If your printer is well tuned, you should be able to mount the carriage on the outside and barely sqeeze it in. Mine didn't have enough room so I had to assemble it half inside and half outside.
Before mounting the motor, check that the internal carriage is rotating easily and hopefully not making too much noise. You should also sand the ridges on the inside, at least in the places where the guidewheels and the main drivewheel roll.
Step 4: The Trousers and Flywheel
The trousers provide a side-to-side leaning move by rotating a big mass, the flywheel, around the main axle of the robot. The file for the trousers is called "Trousers01" and inside you'll find three parts that have to be solvent welded together as you can see in the photos.
The axle, in my case, is a brass tube with the diameter of 25mm. You can use other materials for this, like aluminium or stainless steel. The important bit is to put some washers at each end, because if you don't have the washers and you apply a big force on the axle, it will press down on the plastic banana and that will deform in a way that could lift up the main drive wheel. The presence of the washers prevents the ends of the banana to move apart outwards and helps maintain its shape. James Burton used a threaded rod inside the tube with washers and nuts on the ends, but I didn't have much room left and decided to weld the washers to the threaded rod instead of using nuts. The rod is held in place by some wood circular spacers on the inside.
Normally you would now print the bushings so you can mount the 6206 bearings, called "Bushing01" on github, but if you decide to weld the washers, I created a new model that can be mounted even with the welded washers. You can download them from here.

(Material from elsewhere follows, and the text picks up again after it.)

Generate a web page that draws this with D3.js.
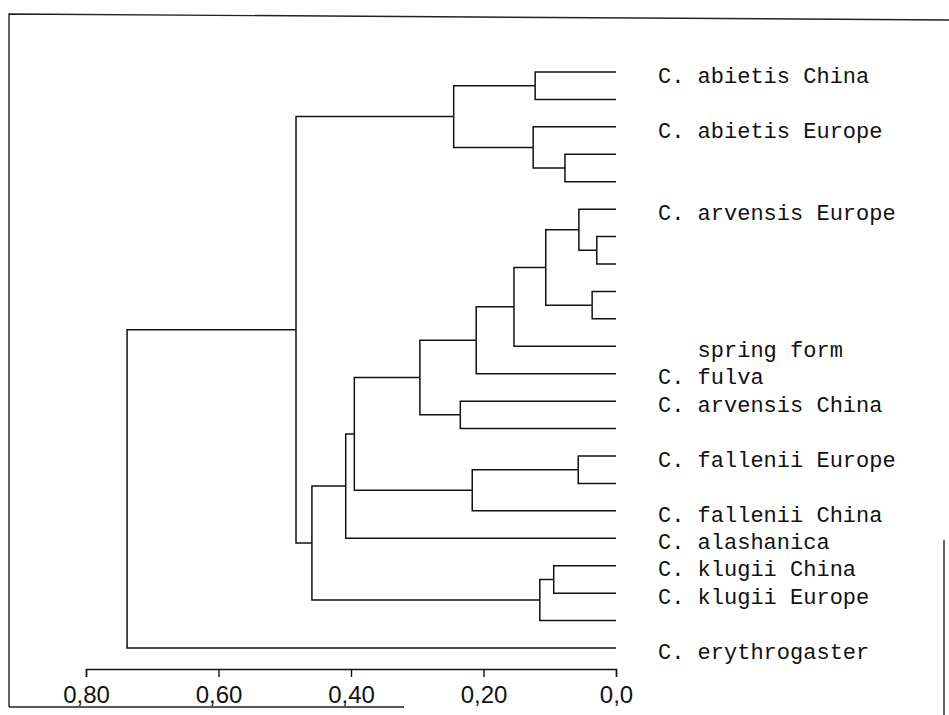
<!DOCTYPE html>
<html>
<head>
<meta charset="utf-8">
<script src="https://cdn.jsdelivr.net/npm/d3@7"></script>
<style>
  html, body { margin: 0; padding: 0; background: #fff; }
  svg { display: block; }
  .leaf-label { font-family: "Liberation Mono", "Courier New", monospace; font-size: 22px; fill: #111; white-space: pre; }
  .axis text { font-family: "Liberation Sans", Arial, sans-serif; font-size: 24px; fill: #111; }
  .axis path, .axis line { stroke: #111; stroke-width: 1.4; }
</style>
</head>
<body>
<div id="chart"></div>
<script>
// leaf labels, top to bottom (blank = unlabelled leaf)
const leafLabels = [
  'C. abietis China', '', 'C. abietis Europe', '', '',
  'C. arvensis Europe', '', '', '', '',
  '   spring form', 'C. fulva', 'C. arvensis China', '', 'C. fallenii Europe',
  '', 'C. fallenii China', 'C. alashanica', 'C. klugii China', 'C. klugii Europe',
  '', 'C. erythrogaster'
];

// linkage: each merge joins two nodes (leaf index or earlier merge = 22 + k)
const mergeLeft  = [0, 3, 2, 22, 6, 5, 8, 27, 29, 30, 12, 31, 14, 34, 33, 36, 18, 38, 37, 25, 41];
const mergeRight = [1, 4, 23, 24, 7, 26, 9, 28, 10, 11, 13, 32, 15, 16, 35, 17, 19, 20, 39, 40, 21];
const mergeHeight = [0.122, 0.077, 0.125, 0.245, 0.029, 0.056, 0.036, 0.106, 0.154, 0.211,
                     0.235, 0.296, 0.057, 0.217, 0.395, 0.408, 0.094, 0.115, 0.459, 0.483, 0.738];

const tickValues = [0.8, 0.6, 0.4, 0.2, 0];
const tickLabels = ['0,80', '0,60', '0,40', '0,20', '0,0'];

const width = 949;
const height = 715;

const svg = d3.select('#chart')
  .append('svg')
  .attr('width', width)
  .attr('height', height);

// scanned frame around the figure
svg.append('path')
  .attr('d', 'M9,707 L9,14 L949,20 M9,707 L404,707 M944,540 L944,715')
  .attr('fill', 'none')
  .attr('stroke', '#222')
  .attr('stroke-width', 1.4);

const x = d3.scaleLinear().domain([0.8, 0]).range([86, 616]);
const y = d3.scalePoint().domain(d3.range(leafLabels.length)).range([72, 648]);

// build the tree out of the linkage arrays
const nodes = leafLabels.map((name, i) => ({ id: i, name, h: 0 }));
mergeLeft.forEach((a, k) => {
  nodes.push({ id: nodes.length, h: mergeHeight[k], children: [nodes[a], nodes[mergeRight[k]]] });
});
const root = d3.hierarchy(nodes[nodes.length - 1]);

root.eachAfter(d => {
  d.px = x(d.data.h);
  if (d.children) {
    d.py = (d.children[0].py + d.children[d.children.length - 1].py) / 2;
  } else {
    d.py = y(d.data.id);
  }
});

svg.append('g')
  .selectAll('path')
  .data(root.links())
  .enter()
  .append('path')
  .attr('d', l => 'M' + l.source.px + ',' + l.source.py +
                  'V' + l.target.py + 'H' + l.target.px)
  .attr('fill', 'none')
  .attr('stroke', '#111')
  .attr('stroke-width', 1.5);

svg.append('g')
  .selectAll('text')
  .data(root.leaves().filter(d => d.data.name))
  .enter()
  .append('text')
  .attr('class', 'leaf-label')
  .attr('x', 658)
  .attr('y', d => d.py + 3)
  .attr('dy', '0.35em')
  .text(d => d.data.name);

const axis = d3.axisBottom(x)
  .tickValues(tickValues)
  .tickFormat((d, i) => tickLabels[i])
  .tickSizeInner(8)
  .tickSizeOuter(8)
  .tickPadding(9);

svg.append('g')
  .attr('class', 'axis')
  .attr('transform', 'translate(0,669)')
  .call(axis);
</script>
</body>
</html>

Next step is the flywheel and mountings for the lazy susan bearing, you can find them under the name "lazy susan2". Theese prints are straight-forward, but in order for you to be able to mount them, you'll have to drill some holes in the 14" lazy susan bearing. It does come pre-drilled but 3 of the 6 holes on each of the two parts of the bearing do no go all the way.
I filled the flywheel with sheets of lead cut into 1cm wide and 15cm long pieces and filled in the gaps with wood glue. The glue has the role of keeping the mass fixed and not allow it to move about in the flywheel. Be careful, if you are also using wood glue, check the way it sets! The one I used only hardens on the contact surface with air, so I had to put many thin layers to ensure that it will set properly.
I believe you can still do this on the outside of the main body and then put in, even if I did it inside the main body.